I had just turned eleven. Given my unattractive appearance, you could think I was three or four years older, no more. This family had an only son who was three years older than me and frequented not the People’s School but a private school where the children of European aid cadres would go. Yet the rogue would spend his time outside with the big kids from the working-class districts and use me as a guinea pig for experiments he took from the street. Once his parents were gone, and when I refused to indulge his spoiled-child whims, he would amuse himself whipping me. At his age, he still wet his bed and raised his voice in front of his parents. Whenever they cited me in example, this only son would sulk all day and refrain from eating and going to school. When his parents refused to buy him a gift he demanded, he threatened to not wash for a week and to defecate in his bed. The father would capitulate and implore him on his knees . . .
So it was that one day he grabbed my shirt collar, pulled me into the bedroom we shared, and told me while waving a stick in the air:
“Take off your pants. We’re going to do like daddies and mommies! You’re Mommy and I’m Daddy.”
I had failed to notice that he had hidden a fake beard under one of the posts in our bunk beds. He put on the beard to look like his father and furrowed his eyebrows to intimidate me.
“Hurry up before my daddy and my mommy come back! You’ll see, it’s good and we’ll do it every day!”
His pants and suspenders hid an erection as big as a horse’s. I could not escape: He was standing in front of the door and beating the floor with his stick like bailiffs at court announcing the arrival of a judge and the beginning of a hearing.
I was done for. The bedroom now seemed narrow and dark despite a feeble glimmer from an old bulb above our heads. I had to do something to get out of this situation. I don’t know how exactly, but an ingenious idea came to me to swing things back in my favor—I told myself I had to play his game.
“You don’t know how to do it!” I said, affecting mockery.
“What? What are you saying? You crazy or what?”
“No, you don’t know how to do it, that’s not the way it’s done.”
“I do it with the big kids outside!” he replied angrily. “I’m tired of always being the mommy, today I’ll be the daddy, take off your pants, quick!”
Hands in my pocket, I replied calmly:
“Usually when daddies and mommies do this, the daddies must always close their eyes when the mommies take off their clothes. And then you have to turn off the light because it’s not good to see when you do that . . .”
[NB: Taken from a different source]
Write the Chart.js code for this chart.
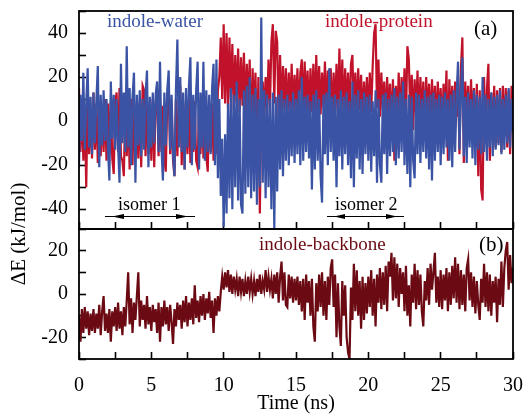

“How do you know these things, uh? You do this too?” he asked, surprised and disarmed by what I had just said.
“That’s how my daddy and my mommy used to do it, I swear,” I said while raising my right hand.
“You’re lying, Baldy!”
“No, I’m not lying . . .”
“Yes, you’re lying! My daddy and mommy told me that you’re a picked-up child, and therefore you didn’t see your real daddy and real mommy do that!”
“I did too!”
“When, then?” he asked, defiant, raising his stick higher.
“I was picked up after my daddy and mommy died! I saw them, I swear!”
“And how did you manage to see them do it?”
“I hid under their bed.”
The only son fell silent for a moment. I saw doubt seize him.
Resigned and out of arguments, he lowered his stick.
“Fine,” he said, “you’re right, OK! I’m turning off the light, turning my back and closing my eyes. But I’m counting to five! Take off your pants or I’ll whip you very very hard!”
He turned off the light. I could still make out his silhouette in the doorway. As soon as his back was turned, I grabbed the stick he used as a whip by surprise. The other end was pointy. He turned around, felt for the switch in the dark. The light came back on, more intense than before. I only had a few fractions of a second to act.
While thinking of the Zorro comics I stole from the bookstore-on-the-pavement outside the Duo movie theater, I went on the attack, holding the stick like a spear. Bull’s-eye. Immediately I heard the bad boy scream, “Baldy! Baldy!,” cry for help, and feel for a cloth to wipe the abundant gooey liquid that oozed from the eye I had just pierced.